Investment products tracking cryptoassets have pulled in just under $400mn since the start of July, racking up the longest run of sustained weekly net inflows since March, according to data from crypto asset management group Coinshares.
“We’re starting to see some bold investors come in [and] take . . . long positions, and people are not adding to short positions now”, said Coinshares’ head of research James Butterfill.
The early signs of a rebound follow a period of sharp declines for the digital assets industry. Bitcoin, the world’s flagship cryptocurrency, fell by as much as 70 per cent from its all-time high in November, while the size of the digital asset market tipped below $1tn, down from a November high over $3tn.
Want to know more about what’s happening in digital asset markets? Check out the FT’s new Cryptofinance newsletter.
10 unmissable stories this week
Investors were desperate for the slightest sliver of good news from Federal Reserve chair Jay Powell this week, writes markets editor Katie Martin. They heard what they wanted to hear in his comments on the pace of rate rises, and ignored pretty much everything else.
The energy, climate and social spending bill that won critical support in the US Senate last week would raise $14bn by taking aim at “carried interest”, a tax break long cherished by America’s wealthiest private equity and hedge fund managers. Here’s US private capital correspondent Mark Vandevelde on why the reviled tax break proves hard to kill off.
Howard Marks, co-founder and co-chair of Oaktree Capital Management, writes about how investors can stay ahead of the herd. Portfolio shifts should not be based on short-term results as no strategy will make every quarter or year successful.
Over two decades Tiger Global’s punchy bets on the growth of tech firms helped it become one of the world’s most successful hedge fund and private equity firms. This FT Film goes inside how Tiger swung from gains to spectacular losses.

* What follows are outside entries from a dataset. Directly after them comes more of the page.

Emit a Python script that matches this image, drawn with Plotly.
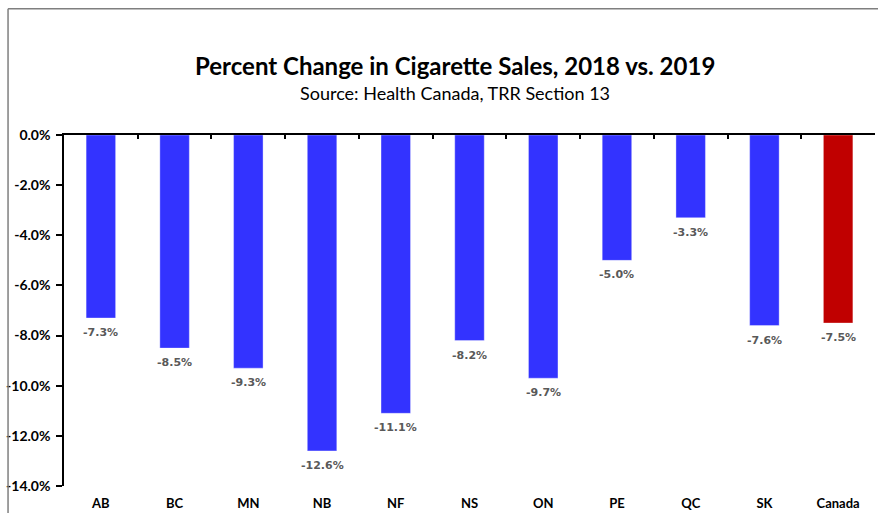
import plotly.graph_objects as go

# Provincial and national change in cigarette sales, 2018 vs. 2019 (%)
regions = ["AB", "BC", "MN", "NB", "NF", "NS", "ON", "PE", "QC", "SK", "Canada"]
pct_change = [-7.3, -8.5, -9.3, -12.6, -11.1, -8.2, -9.7, -5.0, -3.3, -7.6, -7.5]
bar_colors = ["#3333FF"] * 10 + ["#C00000"]
y_ticks = [0, -2, -4, -6, -8, -10, -12, -14]
y_tick_text = [f"{v:.1f}%" for v in y_ticks]

FONT = "Lato, 'Open Sans', sans-serif"
LABEL_FONT = "'DejaVu Sans', Verdana, sans-serif"
x_span = [-0.5, len(regions) - 0.5]

fig = go.Figure()
fig.add_trace(go.Bar(
    x=regions,
    y=pct_change,
    marker=dict(color=bar_colors, line=dict(color="rgba(255,255,255,0.35)", width=1)),
    width=0.4,
    hoverinfo="x+y",
))
# invisible companion trace that carries the bottom category labels
fig.add_trace(go.Scatter(x=regions, y=[0] * len(regions), xaxis="x2",
                         mode="markers", marker=dict(opacity=0),
                         hoverinfo="skip", showlegend=False))

# value labels just below each bar end
value_labels = [
    dict(x=r, y=v, xref="x", yref="y", text=f"{v:.1f}%", showarrow=False,
         xanchor="center", yanchor="top", yshift=-6,
         font=dict(family=LABEL_FONT, size=11, color="#595959", weight="bold"))
    for r, v in zip(regions, pct_change)
]

fig.update_layout(
    width=878, height=513,
    margin=dict(l=64, r=3, t=135, b=27),
    paper_bgcolor="white", plot_bgcolor="white",
    showlegend=False,
    font=dict(family=FONT, color="#000000"),
    xaxis=dict(
        type="category", categoryorder="array", categoryarray=regions,
        range=x_span, autorange=False,
        side="top", showline=True, linecolor="#000000", linewidth=1.5,
        ticks="inside", ticklen=4, tickcolor="#000000", tickwidth=1.5,
        tickson="boundaries", showticklabels=False, showgrid=False,
        zeroline=False, fixedrange=True,
    ),
    xaxis2=dict(
        type="category", categoryorder="array", categoryarray=regions,
        overlaying="x", matches="x", side="bottom", anchor="y",
        showline=False, ticks="", showgrid=False, ticklabelstandoff=8,
        tickfont=dict(family=FONT, size=13, color="#000000", weight="bold"),
    ),
    yaxis=dict(
        range=[-14, 0], tickvals=y_ticks, ticktext=y_tick_text,
        showline=True, linecolor="#000000", linewidth=1.5,
        ticks="outside", ticklen=6, tickcolor="#000000", tickwidth=1.5,
        ticklabelstandoff=3,
        tickfont=dict(family=FONT, size=14, color="#000000", weight="bold"),
        showgrid=False, zeroline=False, fixedrange=True,
    ),
    annotations=value_labels + [
        dict(text="<b>Percent Change in Cigarette Sales, 2018 vs. 2019</b>",
             xref="paper", yref="paper", x=0.482, y=1.199, xanchor="center", yanchor="middle",
             showarrow=False, font=dict(family=FONT, size=24, color="#000000")),
        dict(text="Source: Health Canada, TRR Section 13",
             xref="paper", yref="paper", x=0.482, y=1.12, xanchor="center", yanchor="middle",
             showarrow=False, font=dict(family=FONT, size=18, color="#000000")),
    ],
    shapes=[
        # outer chart frame (extends past the right and bottom edges)
        dict(type="line", xref="paper", yref="paper", x0=-0.069, x1=1.1, y0=1.36, y1=1.36,
             line=dict(color="#7F7F7F", width=1.5)),
        dict(type="line", xref="paper", yref="paper", x0=-0.069, x1=-0.069, y0=-0.2, y1=1.36,
             line=dict(color="#7F7F7F", width=1.5)),
    ],
)

fig.write_html("out.html")
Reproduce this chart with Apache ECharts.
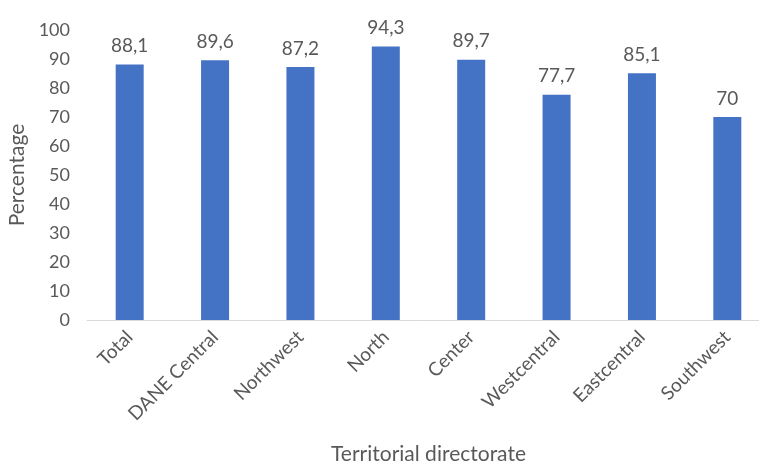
<!DOCTYPE html>
<html>
<head>
<meta charset="utf-8">
<script src="https://cdn.jsdelivr.net/npm/echarts@6/dist/echarts.min.js"></script>
<style>
  html, body { margin: 0; padding: 0; background: #fff; }
  #chart { width: 759px; height: 462px; }
</style>
</head>
<body>
<div id="chart"></div>
<script>
const directorates = ['Total', 'DANE Central', 'Northwest', 'North', 'Center', 'Westcentral', 'Eastcentral', 'Southwest'];
const percentages = [88.1, 89.6, 87.2, 94.3, 89.7, 77.7, 85.1, 70];
const yTicks = { min: 0, max: 100, interval: 10 };

const textColor = '#595959';
const fontFamily = 'Lato, "Noto Sans", sans-serif';

const chart = echarts.init(document.getElementById('chart'), null, { renderer: 'canvas' });

const option = {
    animation: false,
    textStyle: { fontFamily: fontFamily },
    grid: {
        left: 87,
        top: 30,
        width: 683,
        height: 290,
        containLabel: false,
        outerBoundsMode: 'none'
    },
    xAxis: {
        type: 'category',
        data: directorates,
        name: 'Territorial directorate',
        nameLocation: 'middle',
        nameGap: 124,
        nameTextStyle: { color: textColor, fontSize: 21, fontFamily: fontFamily },
        axisLine: { lineStyle: { color: '#d9d9d9', width: 1 } },
        axisTick: { show: false },
        axisLabel: {
            rotate: 45,
            margin: 14,
            color: textColor,
            fontSize: 19,
            fontFamily: fontFamily,
            interval: 0
        }
    },
    yAxis: {
        type: 'value',
        min: yTicks.min,
        max: yTicks.max,
        interval: yTicks.interval,
        name: 'Percentage',
        nameLocation: 'middle',
        nameGap: 56,
        nameTextStyle: { color: textColor, fontSize: 21, fontFamily: fontFamily },
        splitLine: { show: false },
        axisLine: { show: false },
        axisTick: { show: false },
        axisLabel: { color: textColor, fontSize: 18, margin: 17, fontFamily: fontFamily }
    },
    series: [{
        type: 'bar',
        data: percentages,
        barWidth: 28,
        itemStyle: { color: '#4472C4' },
        label: {
            show: true,
            position: 'top',
            distance: 9,
            color: textColor,
            fontSize: 19,
            fontFamily: fontFamily,
            formatter: (p) => String(p.value).replace('.', ',')
        }
    }]
};

chart.setOption(option);
</script>
</body>
</html>
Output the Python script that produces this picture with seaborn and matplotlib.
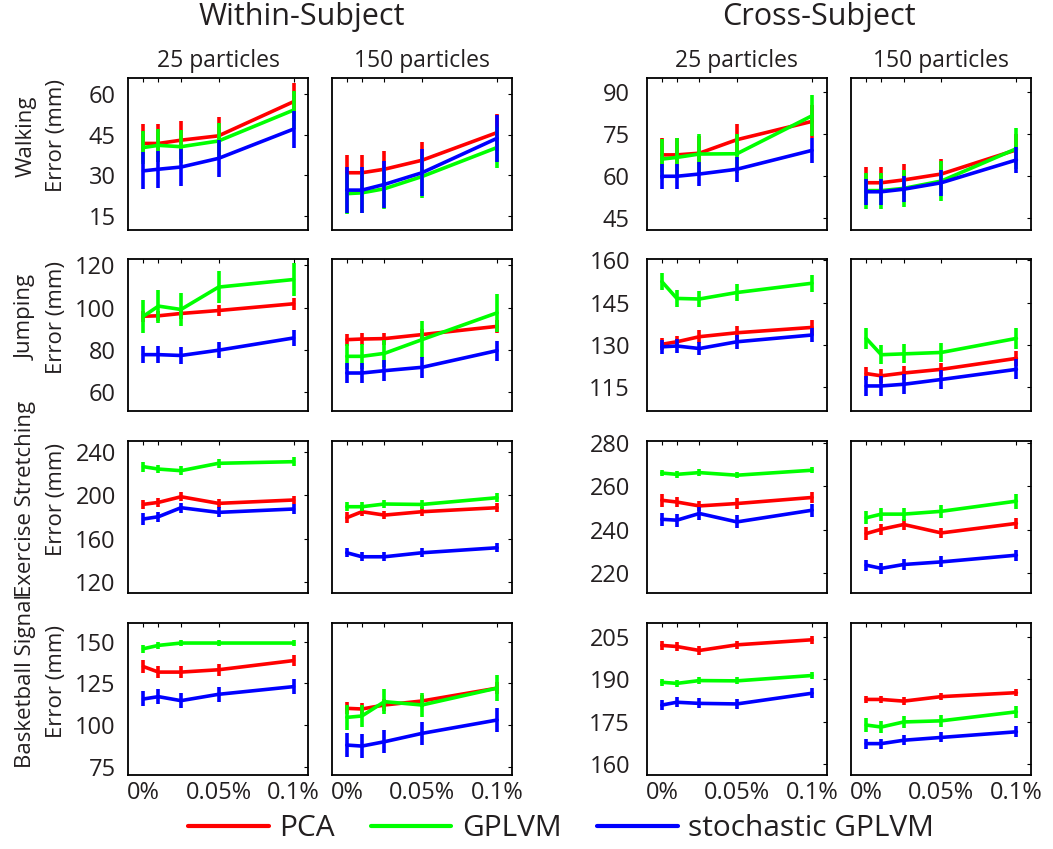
import matplotlib
matplotlib.use('Agg')
import matplotlib.pyplot as plt
from matplotlib.lines import Line2D
import seaborn as sns
import pandas as pd

# noise level (%) on the x axis
noise = [0, 0.01, 0.025, 0.05, 0.1]
methods = ['PCA', 'GPLVM', 'stochastic GPLVM']
colors = ['#ff0000', '#00ff00', '#0000ff']
activities = ['Walking', 'Jumping', 'Exercise Stretching', 'Basketball Signal']

# mean error (mm) and error bar half-length, one list per method (PCA, GPLVM, stochastic GPLVM)
# --- Walking
walk_w25 = [[41.8, 41.8, 43.0, 44.6, 57.2], [40.3, 41.1, 40.6, 42.7, 54.1], [31.7, 32.3, 33.1, 36.3, 47.1]]
walk_w25_sd = [[7.0, 7.0, 7.0, 7.0, 7.0], [6.0, 6.0, 6.0, 6.5, 7.0], [6.8, 6.8, 6.8, 6.8, 6.8]]
walk_w150 = [[31.0, 31.0, 32.3, 35.6, 45.8], [23.3, 23.6, 25.1, 29.6, 40.3], [24.6, 24.6, 26.7, 31.0, 43.7]]
walk_w150_sd = [[6.6, 6.6, 6.6, 6.6, 6.8], [7.5, 7.5, 7.5, 8.0, 7.4], [8.6, 8.6, 8.6, 8.6, 8.6]]
walk_c25 = [[67.6, 67.6, 68.2, 73.0, 79.5], [66.1, 66.7, 67.9, 68.0, 81.5], [60.0, 60.0, 60.8, 62.5, 69.2]]
walk_c25_sd = [[6.0, 6.0, 6.0, 5.7, 6.0], [7.0, 7.0, 7.0, 7.0, 7.2], [4.4, 4.4, 4.4, 4.4, 4.4]]
walk_c150 = [[57.7, 57.7, 58.7, 60.8, 69.4], [54.9, 54.9, 55.7, 58.3, 69.8], [54.5, 54.5, 55.4, 57.7, 65.8]]
walk_c150_sd = [[5.5, 5.5, 5.5, 5.5, 5.5], [6.4, 6.4, 6.5, 7.0, 7.3], [4.7, 4.7, 4.7, 4.7, 4.7]]
# --- Jumping
jump_w25 = [[95.9, 96.1, 97.2, 98.6, 101.8], [95.9, 100.7, 99.1, 109.7, 113.3], [77.7, 77.7, 77.3, 79.8, 85.6]]
jump_w25_sd = [[2.5, 2.5, 2.5, 2.5, 2.9], [7.9, 7.8, 7.9, 7.7, 8.0], [4.0, 4.0, 4.0, 3.9, 4.0]]
jump_w150 = [[84.8, 85.1, 85.3, 87.2, 91.1], [76.9, 76.9, 78.3, 84.8, 97.5], [69.0, 69.0, 70.1, 71.7, 79.6]]
jump_w150_sd = [[2.8, 2.8, 2.8, 2.8, 3.0], [6.0, 6.0, 6.5, 8.7, 9.0], [4.9, 4.9, 4.9, 5.0, 4.8]]
jump_c25 = [[130.2, 131.1, 132.9, 134.3, 136.2], [152.5, 146.5, 146.3, 148.6, 151.9], [129.3, 129.6, 128.7, 131.1, 133.5]]
jump_c25_sd = [[2.1, 2.1, 2.3, 2.5, 2.7], [3.0, 3.0, 3.0, 3.0, 3.1], [2.4, 2.4, 2.4, 2.4, 2.4]]
jump_c150 = [[119.8, 119.0, 120.0, 121.3, 125.2], [132.3, 126.5, 126.8, 127.3, 132.3], [115.4, 115.4, 116.0, 117.7, 121.3]]
jump_c150_sd = [[2.4, 2.4, 2.4, 2.4, 2.6], [3.6, 3.4, 3.4, 3.4, 3.6], [3.6, 3.6, 3.5, 3.5, 3.5]]
# --- Exercise Stretching
exer_w25 = [[191.7, 193.5, 198.7, 192.6, 195.7], [226.4, 224.2, 222.7, 229.5, 231.0], [178.2, 180.3, 188.6, 184.3, 187.4]]
exer_w25_sd = [[4.0, 4.0, 4.0, 4.0, 4.0], [4.6, 4.0, 4.0, 4.0, 4.0], [5.4, 4.5, 4.5, 4.5, 4.5]]
exer_w150 = [[179.4, 184.9, 181.8, 184.9, 188.6], [189.5, 189.5, 192.0, 191.6, 197.8], [147.1, 143.4, 143.4, 147.1, 151.7]]
exer_w150_sd = [[5.0, 4.0, 4.0, 4.0, 4.0], [4.0, 4.0, 4.0, 4.0, 4.0], [4.0, 4.0, 4.0, 4.0, 4.0]]
exer_c25 = [[253.6, 252.8, 251.0, 252.1, 254.9], [266.2, 265.6, 266.4, 265.2, 267.5], [244.8, 244.4, 247.5, 243.6, 249.0]]
exer_c25_sd = [[3.0, 2.5, 2.5, 2.5, 2.5], [1.5, 1.5, 1.5, 1.5, 1.5], [3.0, 3.0, 3.0, 3.0, 3.0]]
exer_c150 = [[238.2, 240.2, 242.4, 238.5, 242.9], [245.5, 247.2, 247.2, 248.5, 253.2], [223.6, 222.1, 223.9, 225.1, 228.2]]
exer_c150_sd = [[3.0, 2.5, 2.5, 2.5, 2.5], [3.1, 3.0, 3.0, 3.0, 3.5], [2.5, 2.5, 2.5, 2.5, 2.5]]
# --- Basketball Signal
bask_w25 = [[135.0, 131.7, 131.7, 133.1, 138.6], [145.7, 147.7, 149.1, 149.1, 149.1], [115.6, 117.0, 114.6, 118.4, 123.0]]
bask_w25_sd = [[4.0, 3.5, 3.5, 3.5, 3.5], [2.5, 2.0, 2.0, 2.0, 2.0], [4.5, 4.5, 4.5, 4.5, 4.5]]
bask_w150 = [[110.0, 109.6, 112.0, 114.4, 122.1], [104.6, 105.4, 114.0, 112.0, 122.1], [88.0, 87.4, 90.0, 95.0, 103.0]]
bask_w150_sd = [[3.5, 3.5, 3.5, 3.5, 3.5], [7.5, 6.5, 7.5, 7.0, 7.7], [7.0, 7.0, 7.0, 7.0, 7.0]]
bask_c25 = [[202.1, 201.7, 200.3, 202.3, 204.1], [189.0, 188.6, 189.6, 189.5, 191.4], [180.9, 181.9, 181.5, 181.3, 185.1]]
bask_c25_sd = [[1.5, 1.5, 1.5, 1.5, 1.5], [1.2, 1.2, 1.2, 1.2, 1.2], [1.8, 1.8, 1.8, 1.8, 1.8]]
bask_c150 = [[182.9, 182.9, 182.3, 183.9, 185.3], [173.8, 173.1, 174.9, 175.3, 178.5], [167.2, 167.2, 168.4, 169.4, 171.4]]
bask_c150_sd = [[1.3, 1.3, 1.3, 1.3, 1.3], [2.4, 2.2, 2.2, 2.2, 2.2], [1.8, 1.8, 1.8, 1.8, 2.0]]

# y ticks per row: (within-subject, cross-subject)
yticks = [([15, 30, 45, 60], [45, 60, 75, 90]),
          ([60, 80, 100, 120], [115, 130, 145, 160]),
          ([120, 160, 200, 240], [220, 240, 260, 280]),
          ([75, 100, 125, 150], [160, 175, 190, 205])]
ylims = [((10, 66), (41, 95)),
         ((51, 123), (106.5, 160.5)),
         ((110, 250), (210.7, 281)),
         ((70, 161), (156, 210))]

panels = [[(walk_w25, walk_w25_sd), (walk_w150, walk_w150_sd), (walk_c25, walk_c25_sd), (walk_c150, walk_c150_sd)],
          [(jump_w25, jump_w25_sd), (jump_w150, jump_w150_sd), (jump_c25, jump_c25_sd), (jump_c150, jump_c150_sd)],
          [(exer_w25, exer_w25_sd), (exer_w150, exer_w150_sd), (exer_c25, exer_c25_sd), (exer_c150, exer_c150_sd)],
          [(bask_w25, bask_w25_sd), (bask_w150, bask_w150_sd), (bask_c25, bask_c25_sd), (bask_c150, bask_c150_sd)]]

# long table for seaborn
rows = []
for r, act in enumerate(activities):
    for c in range(4):
        mean, sd = panels[r][c]
        for m, meth in enumerate(methods):
            for i, x in enumerate(noise):
                rows.append({'activity': act, 'panel': c, 'method': meth,
                             'noise': x, 'error': mean[m][i], 'sd': sd[m][i]})
data = pd.DataFrame(rows)

sns.set_style('white')
plt.rcParams['font.family'] = ['Open Sans', 'DejaVu Sans']
text_col = '#231f20'

fig = plt.figure(figsize=(10.53, 8.49), dpi=100)

lefts = [0.1218, 0.3150, 0.6141, 0.8082]
bottoms = [0.7294, 0.5159, 0.3015, 0.0870]
w, h = 0.171, 0.179

for r, act in enumerate(activities):
    for c in range(4):
        ax = fig.add_axes([lefts[c], bottoms[r], w, h])
        sub = data[(data.activity == act) & (data.panel == c)]
        for meth, col in zip(methods, colors):
            s = sub[sub.method == meth]
            sns.lineplot(data=s, x='noise', y='error', color=col, lw=2.6, ax=ax)
            ax.errorbar(s.noise, s.error, yerr=s.sd, fmt='none', ecolor=col,
                        elinewidth=2.6, capsize=0)
        grp = 0 if c < 2 else 1
        ax.set_ylim(*ylims[r][grp])
        ax.set_yticks(yticks[r][grp])
        ax.set_xlim(-0.0101, 0.1098)
        ax.set_xticks(noise)
        if r == 3:
            ax.set_xticklabels(['0%', '', '', '0.05%', '0.1%'])
        else:
            ax.set_xticklabels([])
        if c in (1, 3):
            ax.set_yticklabels([])
        ax.set_xlabel('')
        ax.set_ylabel('')
        ax.tick_params(direction='in', top=True, right=True, length=3, width=0.8,
                       labelsize=17, labelcolor=text_col, color='black')
        ax.tick_params(axis='y', pad=9 if c == 0 else 12)
        ax.tick_params(axis='x', pad=4)
        for sp in ax.spines.values():
            sp.set_linewidth(1.3)
            sp.set_color('black')
        if r == 0:
            ax.set_title(['25 particles', '150 particles'][c % 2], fontsize=16.5,
                         color=text_col, pad=8)
    # row label sits a little above the panel centre
    yc = bottoms[r] + h / 2 + 18 / 849
    fig.text(0.039, yc, act + '\nError (mm)', rotation=90, ha='center', va='center',
             fontsize=16, color=text_col, linespacing=1.6)

fig.text(0.287, 0.9706, 'Within-Subject', ha='center', va='baseline', fontsize=22, color=text_col)
fig.text(0.778, 0.9706, 'Cross-Subject', ha='center', va='baseline', fontsize=22, color=text_col)

handles = [Line2D([], [], color=col, lw=3) for col in colors]
fig.legend(handles, methods, ncol=3, loc='center', bbox_to_anchor=(0.533, 0.024),
           frameon=False, fontsize=21.5, handlelength=2.7, handletextpad=0.35,
           columnspacing=1.2, labelcolor=text_col)

fig.savefig('out.png', dpi=100)
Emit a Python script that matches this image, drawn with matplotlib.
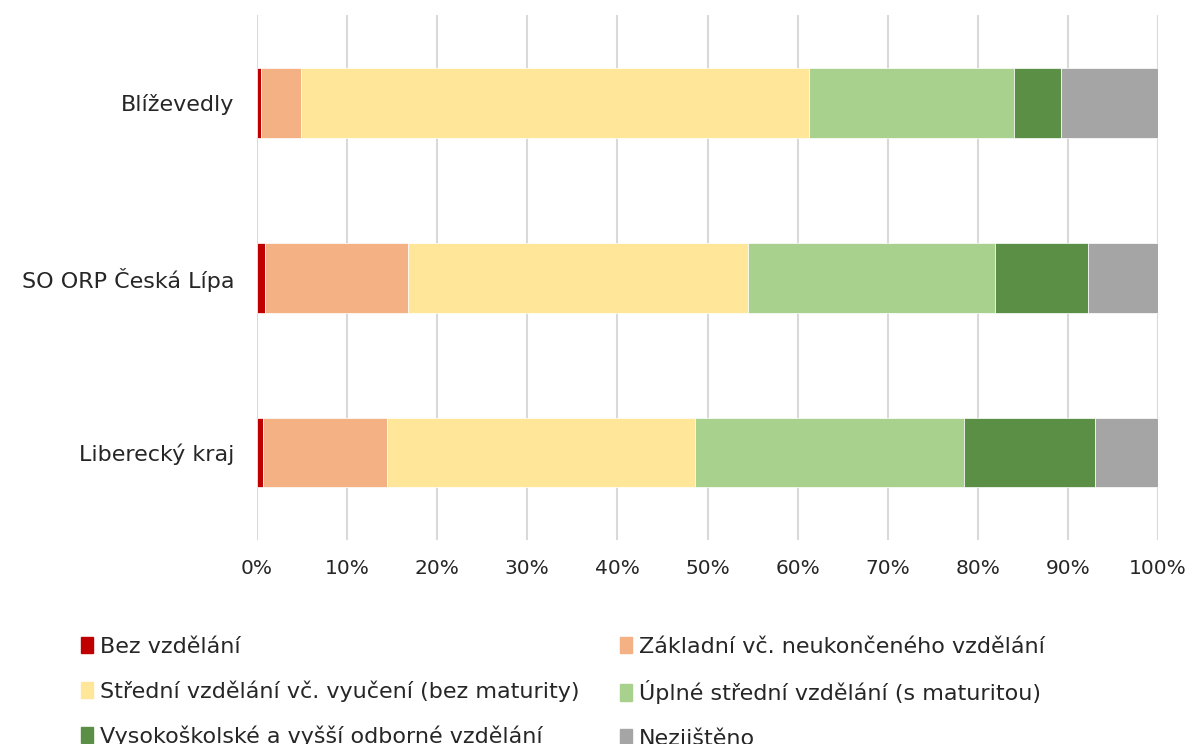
import numpy as np
import matplotlib.pyplot as plt
from matplotlib.patches import Patch
from matplotlib.ticker import FuncFormatter

plt.rcParams['font.family'] = ['DejaVu Sans']

# categories, top to bottom
regions = ['Blíževedly', 'SO ORP Česká Lípa', 'Liberecký kraj']

# shares in % per education level
bez = [0.45, 0.9, 0.67]
zakladni = [4.45, 15.9, 13.73]
stredni = [56.4, 37.7, 34.2]
uplne = [22.7, 27.4, 29.9]
vysoko = [5.2, 10.3, 14.5]
nezjisteno = [10.8, 7.8, 7.0]

series = [
    ('Bez vzdělání', bez, '#C00000'),
    ('Základní vč. neukončeného vzdělání', zakladni, '#F4B183'),
    ('Střední vzdělání vč. vyučení (bez maturity)', stredni, '#FFE699'),
    ('Úplné střední vzdělání (s maturitou)', uplne, '#A9D18E'),
    ('Vysokoškolské a vyšší odborné vzdělání', vysoko, '#5B8F45'),
    ('Nezjištěno', nezjisteno, '#A5A5A5'),
]

txt = '#262626'

fig = plt.figure(figsize=(11.92, 7.44), dpi=100)
ax = fig.add_axes([0.2156, 0.2742, 0.9715 - 0.2156, 0.9798 - 0.2742])

y = np.arange(len(regions))
left = np.zeros(len(regions))
for name, vals, col in series:
    vals = np.array(vals)
    ax.barh(y, vals, left=left, height=0.4, color=col, label=name,
            edgecolor='white', linewidth=0.5, zorder=3)
    left += vals

ax.set_xlim(0, 100)
ax.set_ylim(2.5, -0.5)
ax.set_yticks(y)
ax.set_yticklabels(regions, fontsize=16, color=txt)
ax.set_xticks(np.arange(0, 101, 10))
ax.xaxis.set_major_formatter(FuncFormatter(lambda v, p: f'{v:.0f}%'))
ax.tick_params(axis='x', labelsize=14.5, colors=txt, length=0, pad=14)
ax.tick_params(axis='y', length=0, pad=16.5)
ax.grid(axis='x', color='#D9D9D9', linewidth=1.5, zorder=0)
for s in ax.spines.values():
    s.set_visible(False)

# legend: two columns of three, row-major order like the original
handles = [Patch(color=c) for _, _, c in series]
labels = [n for n, _, _ in series]
leg_kw = dict(loc='upper left', frameon=False, fontsize=16, handlelength=0.55,
              handleheight=0.75, handletextpad=0.3, labelspacing=1.05,
              borderpad=0, borderaxespad=0, labelcolor=txt)
fig.legend([handles[i] for i in (0, 2, 4)], [labels[i] for i in (0, 2, 4)],
           bbox_to_anchor=(0.068, 0.144), **leg_kw)
fig.legend([handles[i] for i in (1, 3, 5)], [labels[i] for i in (1, 3, 5)],
           bbox_to_anchor=(0.52, 0.144), **leg_kw)

fig.savefig('out.png', dpi=100)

BlackRock’s support for US shareholder proposals on environmental and social issues fell by nearly half in this year’s annual meeting season, as the world’s largest money manager pulled back from ESG.
M&G’s chief investment officer Jack Daniels is retiring from the company after more than two decades. Meagen Burnett, chief operating officer at M&G Investment Management, is also leaving and is set to join Schroders as group deputy chief operating officer.
‘Gumming up the works’: unwanted debt from the buyout boom is stuck at investment banks. Wall Street lenders like Bank of America and Goldman Sachs are stomaching losses on private equity deal-financing offered before a sell-off rattled markets.
The private equity buyout of UK supermarket Morrisons turned into a nightmare for Goldman Sachs: a gripping tale of how the mega-deal turned from dream ticket to a symbol of the excesses of the cheap-money era.
Stablecoin issuer Tether could end up having to pay back an $840mn loan it recovered from Celsius Network as the crypto lender’s bankruptcy tests how insolvency rules apply to digital assets.
Dividends from UK listed companies surged in the second quarter but analysts are worried that mining groups, which are the London market’s biggest payers, have passed the peak of shareholder payouts.
And finally
Previous stories of surrealism have focused on Paris in the 1920s. Surrealism Beyond Borders at Tate Modern reaches across the world over half a century, showing how artists from cities as diverse as Buenos Aires, Cairo, Lisbon, Mexico City, Prague, Seoul and Tokyo have been inspired and united by surrealism.